Will the latest acting winners be able to avoid the Oscars curse?

This year’s crop of acting Oscar winners was about as diverse career-wise as it’s possible to get. Newcomer Mikey Madison won ‘Best Actress’ for Sean Baker’s indie drama Anora. Adrien Brody won ‘Best Actor’ for Brady Corbet’s historical epic The Brutalist more than two decades after winning the same award for The Pianist. Zoe Saldaña won for ‘Best Supporting Actress’ for Jacques Audiard’s Spanish-language musical Emilia Pérez after decades headlining three of Hollywood’s most lucrative franchises. And Kieran Culkin won ‘Best Supporting Actor’ for his role in Jesse Eisenberg’s comedy-drama A Real Pain after a career as a child actor-turned television star.

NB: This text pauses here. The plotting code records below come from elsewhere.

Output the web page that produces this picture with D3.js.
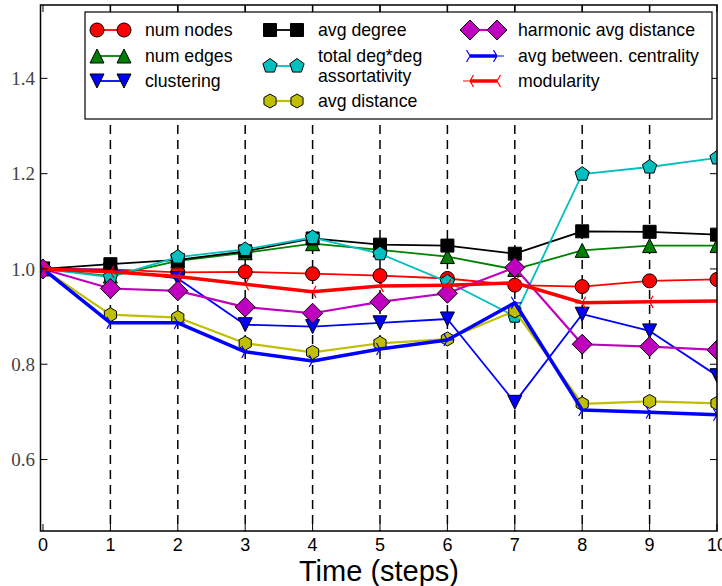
<!DOCTYPE html>
<html><head><meta charset="utf-8">
<script src="https://cdn.jsdelivr.net/npm/d3@7"></script>
<style>body{margin:0;background:#fff}</style>
</head><body><div id="chart"></div><script>
const width = 722, height = 586;

// data
const steps = [0, 1, 2, 3, 4, 5, 6, 7, 8, 9, 10];
const numNodes = [1.000, 0.999, 0.993, 0.994, 0.990, 0.986, 0.980, 0.966, 0.963, 0.975, 0.978];
const numEdges = [1.000, 0.985, 1.017, 1.034, 1.053, 1.040, 1.026, 0.999, 1.039, 1.049, 1.049];
const clustering = [1.000, 0.998, 0.980, 0.883, 0.879, 0.887, 0.895, 0.720, 0.905, 0.870, 0.776];
const avgDegree = [1.000, 1.010, 1.019, 1.037, 1.064, 1.051, 1.049, 1.032, 1.079, 1.078, 1.072];
const assortativity = [1.000, 0.983, 1.025, 1.041, 1.066, 1.032, 0.973, 0.901, 1.199, 1.214, 1.233];
const avgDistance = [1.000, 0.904, 0.898, 0.844, 0.825, 0.844, 0.853, 0.912, 0.717, 0.722, 0.718];
const harmonicDistance = [1.000, 0.959, 0.954, 0.920, 0.907, 0.931, 0.949, 1.003, 0.842, 0.837, 0.830];
const betweenness = [1.000, 0.887, 0.887, 0.826, 0.807, 0.832, 0.851, 0.929, 0.704, 0.699, 0.694];
const modularity = [1.000, 0.994, 0.984, 0.968, 0.952, 0.964, 0.966, 0.971, 0.929, 0.931, 0.933];
const yTicks = [0.6, 0.8, 1.0, 1.2, 1.4];

const series = [
  {name: ['num nodes'], values: numNodes, color: '#ff0000', marker: 'o', r: 7, lw: 1.8},
  {name: ['num edges'], values: numEdges, color: '#008000', marker: '^', r: 7, lw: 1.8},
  {name: ['clustering'], values: clustering, color: '#0000ff', marker: 'v', r: 7, lw: 1.8},
  {name: ['avg degree'], values: avgDegree, color: '#000000', marker: 's', r: 6.5, lw: 1.8},
  {name: ['total deg*deg', 'assortativity'], values: assortativity, color: '#00bfbf', marker: 'p', r: 7.5, lw: 1.8},
  {name: ['avg distance'], values: avgDistance, color: '#bfbf00', marker: 'h', r: 7, lw: 2.2},
  {name: ['harmonic avg distance'], values: harmonicDistance, color: '#bf00bf', marker: 'D', r: 10, lw: 2.2},
  {name: ['avg between. centrality'], values: betweenness, color: '#0000ff', marker: '4', r: 7, lw: 3.5},
  {name: ['modularity'], values: modularity, color: '#ff0000', marker: '3', r: 7, lw: 3.5}
];

const plot = {left: 40.5, right: 717, top: 5, bottom: 531};

const svg = d3.select('#chart').append('svg').attr('width', width).attr('height', height);

const x = d3.scaleLinear().domain([-0.037, 10]).range([plot.left, plot.right]);
const y = d3.scaleLinear().domain([0.45, 1.554]).range([plot.bottom, plot.top]);

function markerPath(m, r) {
  const poly = (n) => d3.range(n).map(k => {
    const a = -Math.PI / 2 + k * 2 * Math.PI / n;
    return [r * Math.cos(a), r * Math.sin(a)];
  });
  const s = 0.866 * r;
  switch (m) {
    case 'o': return d3.symbol(d3.symbolCircle, Math.PI * r * r)();
    case 's': return `M${-r},${-r}H${r}V${r}H${-r}Z`;
    case '^': return `M0,${-r}L${r},${r}L${-r},${r}Z`;
    case 'v': return `M0,${r}L${r},${-r}L${-r},${-r}Z`;
    case 'D': return `M0,${-r}L${r},0L0,${r}L${-r},0Z`;
    case 'p': return 'M' + poly(5).join('L') + 'Z';
    case 'h': return 'M' + poly(6).join('L') + 'Z';
    case '4': return `M0,0L${r},0M0,0L${-r / 2},${-s}M0,0L${-r / 2},${s}`;
    case '3': return `M0,0L${-r},0M0,0L${r / 2},${-s}M0,0L${r / 2},${s}`;
  }
}
const isLineMarker = m => m === '3' || m === '4';

svg.append('clipPath').attr('id', 'plotClip')
  .append('rect')
  .attr('x', plot.left).attr('y', plot.top)
  .attr('width', plot.right - plot.left).attr('height', plot.bottom - plot.top);

// dashed vertical guides
svg.append('g').selectAll('line')
  .data(steps.filter(d => d > 0 && d < 10))
  .enter().append('line')
  .attr('x1', d => x(d)).attr('x2', d => x(d))
  .attr('y1', plot.top).attr('y2', plot.bottom)
  .attr('stroke', '#000').attr('stroke-width', 1.5)
  .attr('stroke-dasharray', '9,6');

const dataG = svg.append('g').attr('clip-path', 'url(#plotClip)');
const line = d3.line().x((d, i) => x(steps[i])).y(d => y(d));

series.forEach(s => {
  const g = dataG.append('g');
  g.append('path')
    .datum(s.values)
    .attr('d', line)
    .attr('fill', 'none')
    .attr('stroke', s.color)
    .attr('stroke-width', s.lw)
    .attr('stroke-linejoin', 'round');
  g.selectAll('path.mk')
    .data(s.values)
    .enter().append('path')
    .attr('class', 'mk')
    .attr('transform', (d, i) => 'translate(' + x(steps[i]) + ',' + y(d) + ')')
    .attr('d', markerPath(s.marker, s.r))
    .attr('fill', isLineMarker(s.marker) ? 'none' : s.color)
    .attr('stroke', isLineMarker(s.marker) ? s.color : '#000')
    .attr('stroke-width', isLineMarker(s.marker) ? 1.2 : 1);
});

// frame
svg.append('rect')
  .attr('x', plot.left).attr('y', plot.top)
  .attr('width', plot.right - plot.left).attr('height', plot.bottom - plot.top)
  .attr('fill', 'none').attr('stroke', '#000').attr('stroke-width', 1.5);

// ticks inward on all sides
const tickG = svg.append('g').attr('stroke', '#000').attr('stroke-width', 1);
steps.forEach(d => {
  tickG.append('line').attr('x1', x(d)).attr('x2', x(d)).attr('y1', plot.bottom).attr('y2', plot.bottom - 7);
  tickG.append('line').attr('x1', x(d)).attr('x2', x(d)).attr('y1', plot.top).attr('y2', plot.top + 7);
});
yTicks.forEach(d => {
  tickG.append('line').attr('x1', plot.left).attr('x2', plot.left + 7).attr('y1', y(d)).attr('y2', y(d));
  tickG.append('line').attr('x1', plot.right).attr('x2', plot.right - 7).attr('y1', y(d)).attr('y2', y(d));
});

svg.append('g').selectAll('text')
  .data(steps)
  .enter().append('text')
  .attr('x', d => x(d)).attr('y', 551)
  .attr('text-anchor', 'middle')
  .style('font-family', '"Liberation Sans", Arial, sans-serif')
  .style('font-size', '18px')
  .text(d => d);

svg.append('g').selectAll('text')
  .data(yTicks)
  .enter().append('text')
  .attr('x', 35).attr('y', d => y(d))
  .attr('dy', '0.35em')
  .attr('text-anchor', 'end')
  .attr('fill', '#444')
  .style('font-family', '"Liberation Serif", "DejaVu Serif", serif')
  .style('font-size', '19px')
  .text(d => d.toFixed(1));

svg.append('text')
  .attr('x', 379).attr('y', 581)
  .attr('text-anchor', 'middle')
  .style('font-family', '"Liberation Sans", Arial, sans-serif')
  .style('font-size', '29px')
  .text('Time (steps)');

// legend
const legend = svg.append('g');
legend.append('rect')
  .attr('x', 85).attr('y', 12).attr('width', 627).attr('height', 107)
  .attr('fill', '#fff').attr('stroke', '#000').attr('stroke-width', 1.2);

const colX = [97, 270, 470];
const rowY = [[30, 56, 81], [30, 66, 101], [30, 56, 81]];
series.forEach((s, i) => {
  const c = Math.floor(i / 3), r = i % 3;
  const x0 = colX[c], x1 = x0 + 27, cy = rowY[c][r];
  const g = legend.append('g');
  g.append('line').attr('x1', x0).attr('x2', x1).attr('y1', cy).attr('y2', cy)
    .attr('stroke', s.color).attr('stroke-width', s.lw);
  [x0, x1].forEach(px => {
    g.append('path')
      .attr('transform', 'translate(' + px + ',' + cy + ')')
      .attr('d', markerPath(s.marker, s.r))
      .attr('fill', isLineMarker(s.marker) ? 'none' : s.color)
      .attr('stroke', isLineMarker(s.marker) ? s.color : '#000')
      .attr('stroke-width', isLineMarker(s.marker) ? 1.2 : 1);
  });
  const t = g.append('text')
    .attr('x', x1 + 21)
    .style('font-family', '"Liberation Sans", Arial, sans-serif')
    .style('font-size', '17.7px');
  s.name.forEach((ln, k) => {
    t.append('tspan').attr('x', x1 + 21)
      .attr('y', cy + (k - (s.name.length - 1) / 2) * 20)
      .attr('dy', '0.35em')
      .text(ln);
  });
});
</script></body></html>
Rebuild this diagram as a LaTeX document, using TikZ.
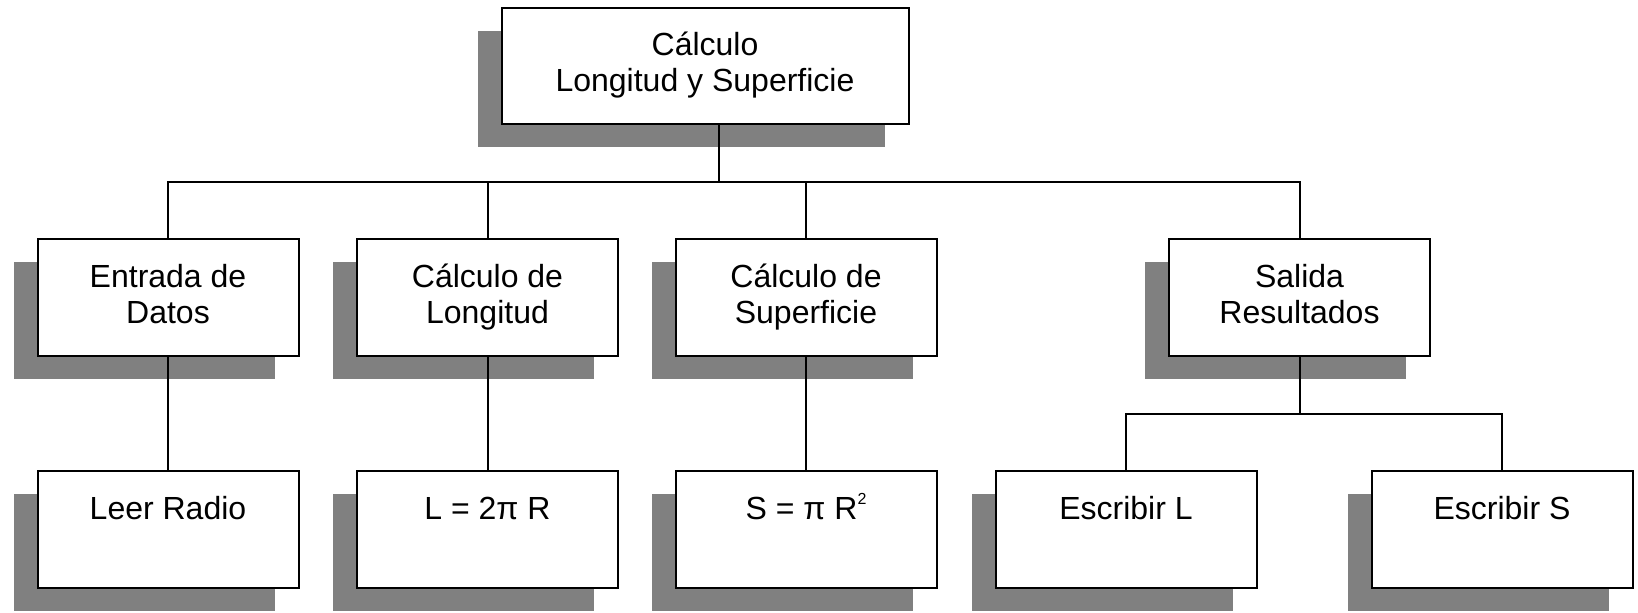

While logic would suggest that each of these performers are headed for greater heights now that they have been bestowed the industry’s greatest accolades, history would indicate otherwise. The so-called ‘Oscars curse’ dictates that an actor will see their standing in the industry plummet after securing their award, a paradox that would be completely unbelievable if it didn’t have so much precedent to back it up.

Think of Hilary Swank, who won two Oscars and seemed to disappear from the industry after that, or Jean Dujardin, who won for The Artist and has been pretty anonymous ever since. Marcia Gay Harden, who won an Academy Award in 2001, summed it up pretty succinctly. “The Oscar is disastrous on a professional level,” she said. “Suddenly the parts you’re offered become smaller and the money less. There’s no logic to it.”

Of all this year’s winners, Madison is the least likely to be affected by the curse. In the past decade and a half, the Academy has favoured young female stars, and it hasn’t hurt their prospects one bit. Jennifer Lawrence was 22 when she won for Silver Linings Playbook. Brie Larson was 26 when she won for Room. And Emma Stone was 29 when she won for La La Land. None of these actors suffered a career downturn. On the contrary, their careers took off. At the moment, Madison is reportedly being courted by Greta Gerwig to star in her big-budget Narnia adaptation, suggesting that she is probably at the beginning of her ascent rather than the end.

Until this year’s ceremony, Brody looked like a textbook example of the curse. After becoming the youngest person to win the ‘Best Actor’ Oscar in 2003, he faced a rocky two decades of character acting and artistic compromises before returning to form. His performance as a Hungarian architect in The Brutalist is a stunning accomplishment, but he seems more likely to slide back under the radar than Madison. His next film is a historical epic from the director of xXx²: The Next Level, Lee Tamahori, which will be followed by a crime thriller with Vince Vaughan. We’ll check back in with him in 2047.

Saldaña’s trajectory is more tricky to predict. At 46, she is past the age of when female actors in Hollywood are thrown out with the rubbish, and yet, she is still part of three incredibly successful franchises, including Avatar, which will supposedly involve at least three more instalments, Guardians of the Galaxy, which is rumoured to be returning at some point, and Star Trek, another instalment of which is also in the works. Whether she will have time in her schedule to return to the types of films that garner Oscar attention remains to be seen, but her prominence in Hollywood isn’t slipping anytime soon. 

As for Culkin, he is probably the one who will decide his trajectory. He is currently working on a stage version of Glengarry Glen Ross, suggesting that he is interested in stretching himself as an actor. On the flip side, many of his recent projects have been voice work, which is the usual haven for actors who want to be paid well but not leave their families for long periods of time. It’s hard to see him ever outrunning his associations with his Succession character, Roman Roy, but given the fact that he was able to bridge the gap between child actor and childish adult actor, it seems possible that he could do it again. That said, he may not want to.

There was no pattern in who the Academy decided to hand acting Oscars to this year, which suggests that their susceptibility to the curse will be variable. Madison seems poised for the greatest success, while Brody is likely to suffer the most. As for Saldaña and Culkin, their career trajectories seem pretty promising, largely because they secured prominent places in the industry long before an Oscar was in the cards.